L’inchiesta era stata aperta alcuni mesi dopo le indagini condotte internamente all’ospedale e avviate dopo la scomparsa della giovane dottoressa, avvenuta il 4 marzo 2021, il giorno seguente essersi dimessa dall’ospedale Santa Chiara. Secondo l’accusa, Pedri si sarebbe suicidata. A fine novembre 2024, la pm Maria Colpani aveva, difatti, chiesto la condanna a quattro anni, due mesi e 20 giorni per gli imputati.

Nel reparto “si era creato un clima oppressivo“, dichiarava Colpani nel corso della requisitoria. Un’atmosfera, che a detta del magistrato, per farla emergere “c’è voluto il morto” riferendosi a Sara Pedri. La tesi di Colpani era sostenuta da una serie di testimonianza raccolte nella fase preliminare del procedimento penale, in cui era stato raccontato lo stato di ansia e di perenne malessere che veniva subito a causa del lavoro e del clima nel reparto.

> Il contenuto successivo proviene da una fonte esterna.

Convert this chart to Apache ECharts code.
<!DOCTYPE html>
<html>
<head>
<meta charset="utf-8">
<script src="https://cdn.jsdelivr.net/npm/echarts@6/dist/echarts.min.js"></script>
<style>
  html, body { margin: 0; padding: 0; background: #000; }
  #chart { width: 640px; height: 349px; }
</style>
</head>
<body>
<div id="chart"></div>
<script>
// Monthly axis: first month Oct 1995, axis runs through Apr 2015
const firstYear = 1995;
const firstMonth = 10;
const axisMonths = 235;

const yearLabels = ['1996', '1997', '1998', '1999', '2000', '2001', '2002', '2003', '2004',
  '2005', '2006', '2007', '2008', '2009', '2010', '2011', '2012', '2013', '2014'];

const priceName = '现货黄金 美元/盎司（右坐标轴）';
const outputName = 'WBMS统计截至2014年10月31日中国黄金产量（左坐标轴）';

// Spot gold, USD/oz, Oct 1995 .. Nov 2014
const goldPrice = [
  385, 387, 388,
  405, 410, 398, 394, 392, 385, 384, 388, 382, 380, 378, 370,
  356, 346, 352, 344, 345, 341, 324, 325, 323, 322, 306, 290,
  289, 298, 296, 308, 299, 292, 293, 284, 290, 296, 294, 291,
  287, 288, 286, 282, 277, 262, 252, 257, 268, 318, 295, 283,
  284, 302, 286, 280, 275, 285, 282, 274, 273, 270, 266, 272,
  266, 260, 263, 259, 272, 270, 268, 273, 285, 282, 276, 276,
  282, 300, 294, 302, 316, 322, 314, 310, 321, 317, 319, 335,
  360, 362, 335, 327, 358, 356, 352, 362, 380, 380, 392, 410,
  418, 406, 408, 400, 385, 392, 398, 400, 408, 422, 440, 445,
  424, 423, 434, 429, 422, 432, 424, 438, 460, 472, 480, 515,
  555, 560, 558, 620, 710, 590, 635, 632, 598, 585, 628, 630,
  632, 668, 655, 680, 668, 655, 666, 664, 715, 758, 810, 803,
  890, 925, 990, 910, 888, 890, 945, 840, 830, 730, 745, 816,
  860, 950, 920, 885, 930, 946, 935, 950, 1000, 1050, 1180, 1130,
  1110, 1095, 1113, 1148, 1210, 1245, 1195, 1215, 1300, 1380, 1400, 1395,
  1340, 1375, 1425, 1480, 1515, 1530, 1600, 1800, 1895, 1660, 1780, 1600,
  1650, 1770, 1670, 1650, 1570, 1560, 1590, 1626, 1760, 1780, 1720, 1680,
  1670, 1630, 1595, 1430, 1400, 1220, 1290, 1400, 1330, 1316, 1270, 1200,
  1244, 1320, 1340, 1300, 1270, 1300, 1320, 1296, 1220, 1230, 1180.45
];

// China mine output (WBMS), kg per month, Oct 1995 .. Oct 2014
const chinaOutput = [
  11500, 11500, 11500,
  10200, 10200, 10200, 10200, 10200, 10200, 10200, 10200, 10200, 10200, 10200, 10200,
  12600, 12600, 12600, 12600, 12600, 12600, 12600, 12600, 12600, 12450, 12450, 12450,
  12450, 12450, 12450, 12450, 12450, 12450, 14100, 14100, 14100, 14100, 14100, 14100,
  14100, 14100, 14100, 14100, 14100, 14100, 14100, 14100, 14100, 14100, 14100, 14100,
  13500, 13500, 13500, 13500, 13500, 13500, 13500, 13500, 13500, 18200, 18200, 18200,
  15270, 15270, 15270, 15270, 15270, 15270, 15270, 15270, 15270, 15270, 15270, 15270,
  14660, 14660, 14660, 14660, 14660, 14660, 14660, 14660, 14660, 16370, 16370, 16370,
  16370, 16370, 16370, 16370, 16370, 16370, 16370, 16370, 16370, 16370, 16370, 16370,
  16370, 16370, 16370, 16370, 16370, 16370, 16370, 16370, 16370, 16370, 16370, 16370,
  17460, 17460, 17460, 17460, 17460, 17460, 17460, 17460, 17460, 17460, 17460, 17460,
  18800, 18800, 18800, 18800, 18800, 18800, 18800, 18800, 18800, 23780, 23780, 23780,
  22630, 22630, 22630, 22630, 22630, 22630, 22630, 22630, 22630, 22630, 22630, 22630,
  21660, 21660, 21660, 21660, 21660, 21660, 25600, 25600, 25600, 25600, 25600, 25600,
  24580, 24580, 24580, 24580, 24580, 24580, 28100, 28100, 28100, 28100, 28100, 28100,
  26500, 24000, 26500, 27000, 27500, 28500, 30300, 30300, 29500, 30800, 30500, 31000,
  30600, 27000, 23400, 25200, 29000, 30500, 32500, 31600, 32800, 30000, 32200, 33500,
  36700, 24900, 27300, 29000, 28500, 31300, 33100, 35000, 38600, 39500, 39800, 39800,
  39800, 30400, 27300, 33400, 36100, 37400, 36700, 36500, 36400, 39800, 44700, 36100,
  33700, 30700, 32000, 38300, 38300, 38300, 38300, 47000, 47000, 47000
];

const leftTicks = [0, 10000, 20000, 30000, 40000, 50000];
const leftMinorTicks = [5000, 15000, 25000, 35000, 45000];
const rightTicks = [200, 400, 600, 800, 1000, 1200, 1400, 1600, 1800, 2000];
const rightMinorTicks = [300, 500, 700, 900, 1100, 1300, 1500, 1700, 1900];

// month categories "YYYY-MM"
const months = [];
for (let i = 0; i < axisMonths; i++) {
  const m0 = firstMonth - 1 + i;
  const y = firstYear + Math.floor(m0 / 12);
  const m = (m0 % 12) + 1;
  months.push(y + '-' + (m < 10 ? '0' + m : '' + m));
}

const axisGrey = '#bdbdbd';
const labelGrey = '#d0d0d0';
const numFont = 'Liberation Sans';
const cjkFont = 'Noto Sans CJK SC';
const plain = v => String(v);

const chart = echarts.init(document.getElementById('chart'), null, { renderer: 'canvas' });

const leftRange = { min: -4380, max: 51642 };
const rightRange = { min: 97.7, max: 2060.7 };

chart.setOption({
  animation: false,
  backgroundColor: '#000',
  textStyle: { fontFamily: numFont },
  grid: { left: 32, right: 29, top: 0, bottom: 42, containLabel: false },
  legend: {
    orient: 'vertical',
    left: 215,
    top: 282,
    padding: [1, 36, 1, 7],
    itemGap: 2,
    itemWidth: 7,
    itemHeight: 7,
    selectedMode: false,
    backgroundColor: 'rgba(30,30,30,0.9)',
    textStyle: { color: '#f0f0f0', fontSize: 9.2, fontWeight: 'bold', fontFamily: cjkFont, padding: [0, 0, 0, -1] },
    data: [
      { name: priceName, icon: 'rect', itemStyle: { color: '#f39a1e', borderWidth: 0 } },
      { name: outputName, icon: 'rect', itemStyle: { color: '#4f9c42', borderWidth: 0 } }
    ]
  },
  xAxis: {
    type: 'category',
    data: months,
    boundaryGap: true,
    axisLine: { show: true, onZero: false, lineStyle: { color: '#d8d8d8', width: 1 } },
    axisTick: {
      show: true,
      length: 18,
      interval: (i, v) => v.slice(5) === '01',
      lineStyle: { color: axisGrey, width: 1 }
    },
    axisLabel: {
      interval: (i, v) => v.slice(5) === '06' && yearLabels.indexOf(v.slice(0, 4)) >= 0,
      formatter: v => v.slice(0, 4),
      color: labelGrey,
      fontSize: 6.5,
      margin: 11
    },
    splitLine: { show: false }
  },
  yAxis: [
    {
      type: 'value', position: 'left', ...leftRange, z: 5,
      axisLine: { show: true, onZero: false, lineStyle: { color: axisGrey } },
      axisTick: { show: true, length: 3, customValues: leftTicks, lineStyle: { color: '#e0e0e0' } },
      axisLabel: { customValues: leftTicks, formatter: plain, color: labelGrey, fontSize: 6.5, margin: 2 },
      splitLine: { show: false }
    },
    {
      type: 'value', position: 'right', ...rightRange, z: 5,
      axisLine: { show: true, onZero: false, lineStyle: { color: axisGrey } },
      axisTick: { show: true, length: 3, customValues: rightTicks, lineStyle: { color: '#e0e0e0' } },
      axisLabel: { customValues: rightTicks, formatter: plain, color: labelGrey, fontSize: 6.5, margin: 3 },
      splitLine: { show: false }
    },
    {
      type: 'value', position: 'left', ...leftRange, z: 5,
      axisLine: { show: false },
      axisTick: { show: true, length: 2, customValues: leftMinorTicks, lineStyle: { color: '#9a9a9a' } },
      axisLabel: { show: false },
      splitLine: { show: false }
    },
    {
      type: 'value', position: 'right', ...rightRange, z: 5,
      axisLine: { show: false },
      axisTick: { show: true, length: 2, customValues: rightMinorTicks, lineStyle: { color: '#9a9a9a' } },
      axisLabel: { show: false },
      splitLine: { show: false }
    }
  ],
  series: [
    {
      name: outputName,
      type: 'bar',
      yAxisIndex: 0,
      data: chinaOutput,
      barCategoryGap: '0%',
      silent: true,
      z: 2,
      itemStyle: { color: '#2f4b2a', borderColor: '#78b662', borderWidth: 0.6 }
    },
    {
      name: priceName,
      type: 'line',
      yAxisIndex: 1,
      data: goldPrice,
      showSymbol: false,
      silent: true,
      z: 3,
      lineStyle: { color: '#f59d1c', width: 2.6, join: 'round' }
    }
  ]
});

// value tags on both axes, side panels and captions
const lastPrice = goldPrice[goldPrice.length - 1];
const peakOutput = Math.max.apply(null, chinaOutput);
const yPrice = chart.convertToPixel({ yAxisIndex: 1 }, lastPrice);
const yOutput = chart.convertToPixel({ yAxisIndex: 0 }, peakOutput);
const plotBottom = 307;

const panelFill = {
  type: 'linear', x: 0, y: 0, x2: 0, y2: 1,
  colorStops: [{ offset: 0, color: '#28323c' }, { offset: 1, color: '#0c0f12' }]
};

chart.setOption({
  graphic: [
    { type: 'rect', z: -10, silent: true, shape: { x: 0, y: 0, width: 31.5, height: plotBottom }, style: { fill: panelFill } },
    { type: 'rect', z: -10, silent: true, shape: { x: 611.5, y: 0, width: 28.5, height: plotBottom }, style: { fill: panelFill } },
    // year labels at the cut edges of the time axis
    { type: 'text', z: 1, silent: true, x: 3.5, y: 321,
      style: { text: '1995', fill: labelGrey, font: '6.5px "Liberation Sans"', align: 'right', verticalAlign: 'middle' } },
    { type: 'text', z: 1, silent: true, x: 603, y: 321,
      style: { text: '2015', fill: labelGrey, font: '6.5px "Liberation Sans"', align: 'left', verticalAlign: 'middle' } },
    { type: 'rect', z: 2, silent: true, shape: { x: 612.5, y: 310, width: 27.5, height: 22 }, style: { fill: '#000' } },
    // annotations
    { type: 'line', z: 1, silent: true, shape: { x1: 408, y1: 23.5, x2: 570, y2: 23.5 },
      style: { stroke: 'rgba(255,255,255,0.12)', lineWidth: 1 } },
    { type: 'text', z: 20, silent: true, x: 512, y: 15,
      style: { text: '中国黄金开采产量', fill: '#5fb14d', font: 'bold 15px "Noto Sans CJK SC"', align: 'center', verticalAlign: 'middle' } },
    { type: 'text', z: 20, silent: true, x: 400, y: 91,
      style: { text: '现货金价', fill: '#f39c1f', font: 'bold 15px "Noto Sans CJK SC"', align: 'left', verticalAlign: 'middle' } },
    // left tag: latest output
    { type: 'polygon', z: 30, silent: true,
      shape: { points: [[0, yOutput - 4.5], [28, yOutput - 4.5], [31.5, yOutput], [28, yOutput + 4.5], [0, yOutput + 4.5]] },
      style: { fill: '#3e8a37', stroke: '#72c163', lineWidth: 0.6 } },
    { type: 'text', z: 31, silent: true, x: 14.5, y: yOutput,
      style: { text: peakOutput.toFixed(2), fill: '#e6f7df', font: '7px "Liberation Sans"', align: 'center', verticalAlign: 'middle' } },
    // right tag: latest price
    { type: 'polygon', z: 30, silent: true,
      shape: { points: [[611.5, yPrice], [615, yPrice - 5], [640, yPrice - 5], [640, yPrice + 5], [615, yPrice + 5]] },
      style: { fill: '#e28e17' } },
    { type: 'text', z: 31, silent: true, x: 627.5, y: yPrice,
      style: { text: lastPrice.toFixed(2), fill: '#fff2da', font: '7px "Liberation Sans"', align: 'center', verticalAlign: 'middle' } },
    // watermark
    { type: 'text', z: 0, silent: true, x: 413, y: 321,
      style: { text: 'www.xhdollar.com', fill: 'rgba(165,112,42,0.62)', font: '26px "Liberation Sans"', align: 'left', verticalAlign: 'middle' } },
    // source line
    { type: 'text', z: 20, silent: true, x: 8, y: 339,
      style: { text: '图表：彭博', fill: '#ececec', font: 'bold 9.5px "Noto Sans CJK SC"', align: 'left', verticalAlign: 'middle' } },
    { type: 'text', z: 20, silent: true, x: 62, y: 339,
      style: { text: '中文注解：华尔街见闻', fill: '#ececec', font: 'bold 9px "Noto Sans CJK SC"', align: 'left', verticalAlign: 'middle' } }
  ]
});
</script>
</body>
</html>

Ma, nell’ultima udienza risalente al 15 gennaio scorso, i legali difensori hanno chiesto l’assoluzione di Tateo e Mereu rigettando le accuse e dichiarando che la tragica vicenda di Pedri fosse stata strumentalizzata. Infatti, gli avvocati hanno concluso che i due imputati non potevano essere considerati responsabili dell’accaduto, in quanto l’episodio non c’entrava nulla con le denunce dell’ambiente lavorativo.

Caso Pedri, gli antefatti

Le denunce dei maltrattamenti sono state attuate dalla madre e dalla sorella di Sara Pedri che aveva iniziato a raccontare le vicende pochi mesi prime la tragedia, quando all’epoca aveva 31 anni. Stando alla sua testimonianza, erano emerse condizioni di lavoro nel reparto in cui lavorava al quanto pesanti, oltre ad aver subito diverse volte umiliazioni e punizioni.

Per questo motivo, una commissione d’inchiesta dell’azienda sanitaria aveva iniziato ad indagare internamente sui comportamenti dell’ex primario Tateo, dopo aver voluto ascoltare le testimonianze di 110 professionisti tra medici, infermieri e operatori sanitari attivi nel reparto di Ginecologia.

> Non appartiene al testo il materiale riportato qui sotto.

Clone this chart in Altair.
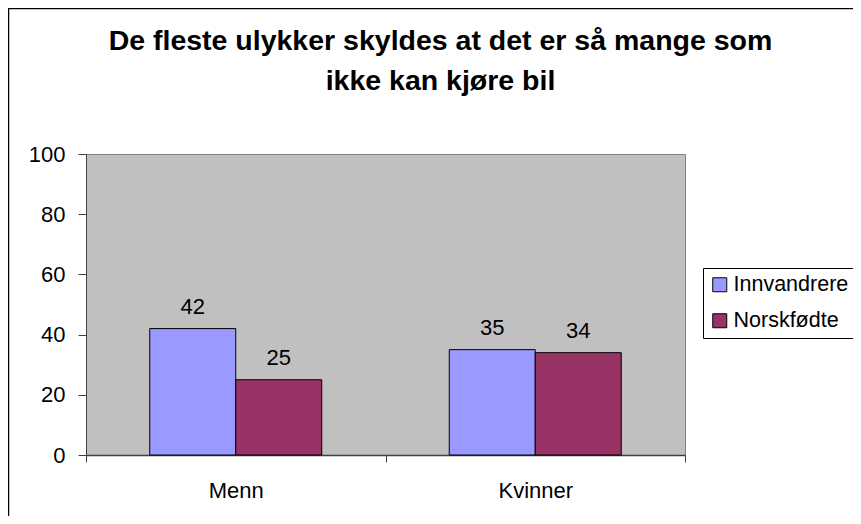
import altair as alt
import pandas as pd

categories = ["Menn", "Kvinner"]
series = ["Innvandrere", "Norskfødte"]
innvandrere = [42, 35]
norskfodte = [25, 34]
y_ticks = [0, 20, 40, 60, 80, 100]
title_lines = ["De fleste ulykker skyldes at det er så mange som", "ikke kan kjøre bil"]
colors = ["#9999FF", "#993366"]

rows = []
for c, a, b in zip(categories, innvandrere, norskfodte):
    rows.append({"kategori": c, "gruppe": series[0], "verdi": a})
    rows.append({"kategori": c, "gruppe": series[1], "verdi": b})
df = pd.DataFrame(rows)

FONT = "Liberation Sans"

x = alt.X(
    "kategori:N", sort=categories, title=None,
    scale=alt.Scale(paddingInner=0, paddingOuter=0),
    axis=alt.Axis(labelAngle=0, tickBand="extent", tickSize=7, labelFontSize=22,
                  labelPadding=18, domainColor="#404040", tickColor="#404040",
                  domainWidth=1.5, labelColor="black", labelFont=FONT),
)
y = alt.Y(
    "verdi:Q", title=None, scale=alt.Scale(domain=[0, 100], nice=False),
    axis=alt.Axis(values=y_ticks, grid=False, tickSize=8, labelPadding=13,
                  labelFontSize=22, labelFont=FONT, labelColor="black",
                  domainColor="#404040", tickColor="#404040"),
)
xo = alt.XOffset("gruppe:N", sort=series,
                 scale=alt.Scale(paddingInner=0, paddingOuter=0.7413))
color = alt.Color(
    "gruppe:N", sort=series,
    scale=alt.Scale(domain=series, range=colors),
    legend=alt.Legend(title=None, orient="none", legendX=617, legendY=114,
                      labelFontSize=21.5, labelFont=FONT, labelColor="black",
                      symbolType="square", symbolSize=196, symbolStrokeColor="black",
                      symbolStrokeWidth=1, symbolOpacity=1, strokeColor="black",
                      fillColor="white", padding=6, rowPadding=13, labelOffset=3),
)

bars = alt.Chart(df).mark_bar(stroke="black", strokeWidth=1, opacity=1).encode(
    x=x, y=y, xOffset=xo, color=color
)
labels = alt.Chart(df).mark_text(
    baseline="alphabetic", dy=-15, fontSize=22, font=FONT, color="black"
).encode(x=x, y=y, xOffset=xo, text="verdi:Q")

frame = alt.Chart(pd.DataFrame({"f": [0]})).mark_rect(
    fillOpacity=0, stroke="black", strokeWidth=1.5
).encode(
    x=alt.value(-77.5), x2=alt.value(1000), y=alt.value(-145.5), y2=alt.value(700)
)

chart = alt.layer(bars, labels, frame).properties(
    width=599, height=301,
    padding={"left": 78, "top": 146, "right": 168, "bottom": 61},
    autosize=alt.AutoSizeParams(type="none"),
    title=alt.TitleParams(text=title_lines, font=FONT, fontSize=28.5, fontWeight="bold",
                          anchor="middle", frame="group", dx=55, offset=-88,
                          lineHeight=40, color="black"),
    background="white",
).configure_view(fill="#C0C0C0", stroke="#808080", strokeWidth=1)

chart.save("out.html", embed_options={"renderer": "svg", "actions": False})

A ottobre 2021, era stata la Procura di Trento ad iniziare le indagini nei confronti di Tateo e Mereu, dopo un’ispezione avviata nell’azienda provinciale di Trento da parte del ministro della Salute, Roberto Speranza e in seguito ad un’indagine condotta dai carabinieri del Nas. Un mese dopo, l’ex primario è stato licenziato, provvedimento che il tribunale del lavoro annullò successivamente ritenendolo illegittimo. Motivo per cui, il Santa Chiara dovette risarcire Tateo versando oltre 125mila euro, ma quest’ultimo non tornò a prestare servizio nel reparto.

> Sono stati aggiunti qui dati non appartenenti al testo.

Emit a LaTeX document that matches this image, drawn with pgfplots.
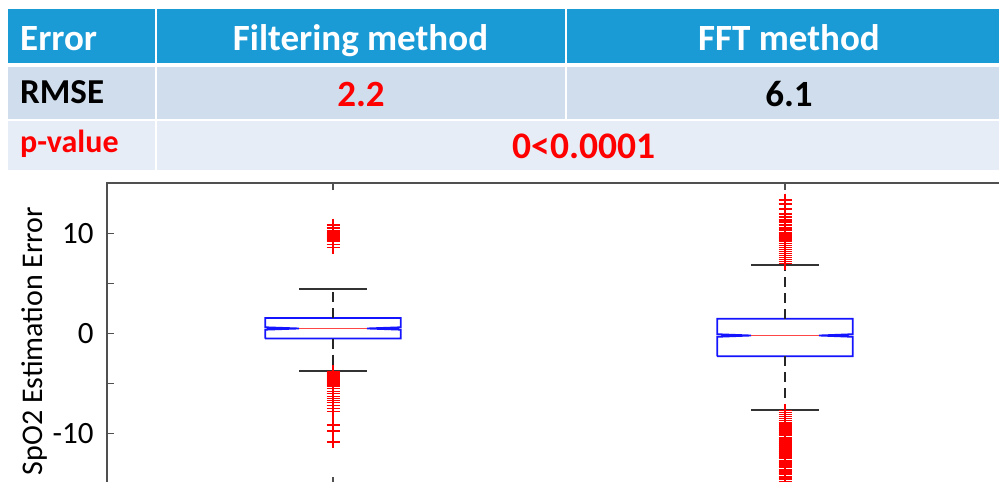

Nel corso delle udienze effettuate dall’inizio del procedimento avviato nel novembre del 2023, sarebbero state esaminate una serie di contestazioni contro il primario e la sua vice riguardanti nello specifico dei comportamenti prevaricatori, violenze verbali, gestione delle nomine, ritmi di lavoro. Accuse che i due indagati hanno sempre respinto.